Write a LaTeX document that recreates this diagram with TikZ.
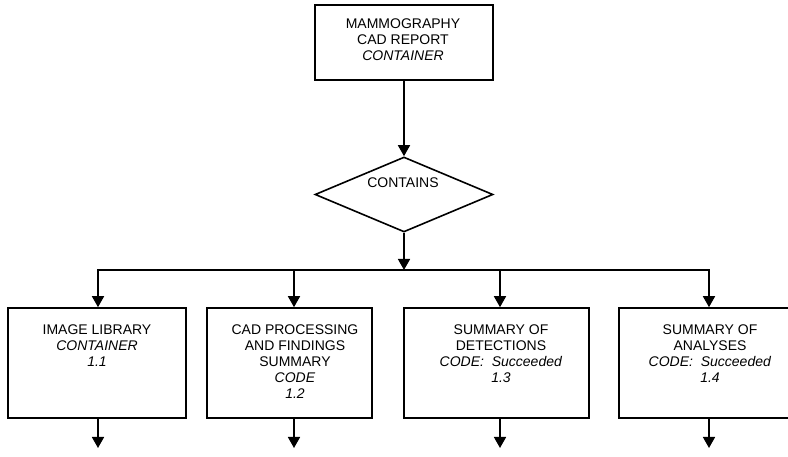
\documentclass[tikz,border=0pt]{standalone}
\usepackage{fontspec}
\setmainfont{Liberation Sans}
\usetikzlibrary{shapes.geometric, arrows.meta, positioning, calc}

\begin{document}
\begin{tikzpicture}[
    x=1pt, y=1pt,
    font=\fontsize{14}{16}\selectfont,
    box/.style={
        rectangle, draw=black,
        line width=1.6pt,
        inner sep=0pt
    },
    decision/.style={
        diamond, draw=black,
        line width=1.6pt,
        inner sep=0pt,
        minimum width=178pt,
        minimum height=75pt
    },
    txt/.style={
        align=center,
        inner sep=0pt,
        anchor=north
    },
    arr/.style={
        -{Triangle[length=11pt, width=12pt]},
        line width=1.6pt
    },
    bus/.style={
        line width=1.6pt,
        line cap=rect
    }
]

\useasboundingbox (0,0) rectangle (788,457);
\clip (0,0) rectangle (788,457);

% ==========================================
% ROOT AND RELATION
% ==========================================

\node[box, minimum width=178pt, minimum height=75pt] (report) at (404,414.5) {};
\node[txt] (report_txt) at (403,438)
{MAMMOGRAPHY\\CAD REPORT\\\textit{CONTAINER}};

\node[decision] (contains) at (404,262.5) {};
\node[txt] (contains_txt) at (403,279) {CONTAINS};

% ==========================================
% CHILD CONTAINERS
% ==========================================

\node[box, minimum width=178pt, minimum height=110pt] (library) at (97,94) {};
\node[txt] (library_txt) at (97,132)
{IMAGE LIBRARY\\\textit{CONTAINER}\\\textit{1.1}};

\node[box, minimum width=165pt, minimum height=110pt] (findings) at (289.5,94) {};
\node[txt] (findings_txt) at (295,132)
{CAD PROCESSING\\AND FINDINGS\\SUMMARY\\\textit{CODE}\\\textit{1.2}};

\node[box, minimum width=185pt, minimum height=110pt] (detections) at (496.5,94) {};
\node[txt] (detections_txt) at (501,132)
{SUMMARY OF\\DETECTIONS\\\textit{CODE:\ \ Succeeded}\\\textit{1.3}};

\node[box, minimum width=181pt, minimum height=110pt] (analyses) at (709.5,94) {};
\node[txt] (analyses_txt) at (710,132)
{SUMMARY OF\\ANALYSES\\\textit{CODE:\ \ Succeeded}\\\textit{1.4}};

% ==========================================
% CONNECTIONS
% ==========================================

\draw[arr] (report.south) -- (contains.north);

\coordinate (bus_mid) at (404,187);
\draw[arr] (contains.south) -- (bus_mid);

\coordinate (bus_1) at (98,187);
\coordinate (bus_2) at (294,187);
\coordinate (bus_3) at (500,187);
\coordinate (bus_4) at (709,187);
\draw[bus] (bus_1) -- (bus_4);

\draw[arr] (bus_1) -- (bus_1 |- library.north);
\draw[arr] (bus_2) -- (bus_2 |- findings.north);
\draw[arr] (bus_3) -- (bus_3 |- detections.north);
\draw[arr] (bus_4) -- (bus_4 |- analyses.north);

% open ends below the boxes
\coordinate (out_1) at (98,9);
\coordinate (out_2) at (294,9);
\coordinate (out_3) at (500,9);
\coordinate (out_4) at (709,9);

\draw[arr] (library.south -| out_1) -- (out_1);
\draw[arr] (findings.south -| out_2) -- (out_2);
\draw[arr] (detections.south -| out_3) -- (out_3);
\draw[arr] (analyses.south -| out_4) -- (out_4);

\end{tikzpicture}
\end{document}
========
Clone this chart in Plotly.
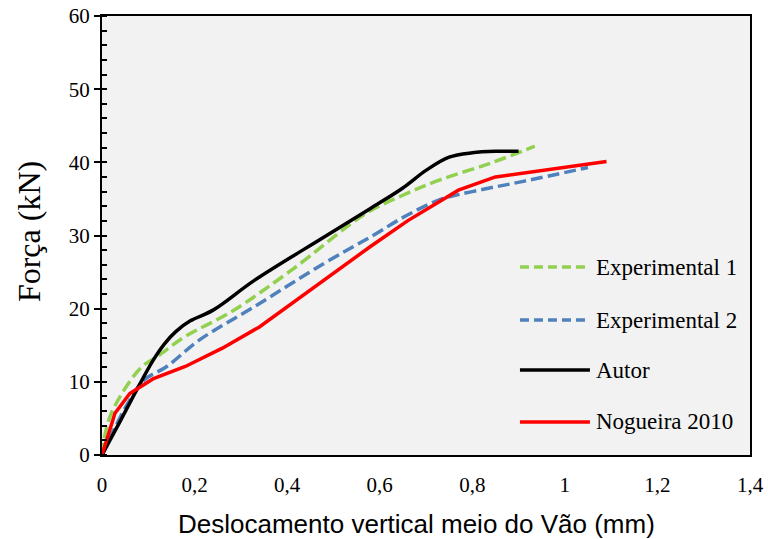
========
> _What is asked_
Working from the listing above, pick out every line that has "this" and copy it.

> _Problem solution_
Write a LaTeX document that recreates this diagram with TikZ.
Clone this chart in Plotly.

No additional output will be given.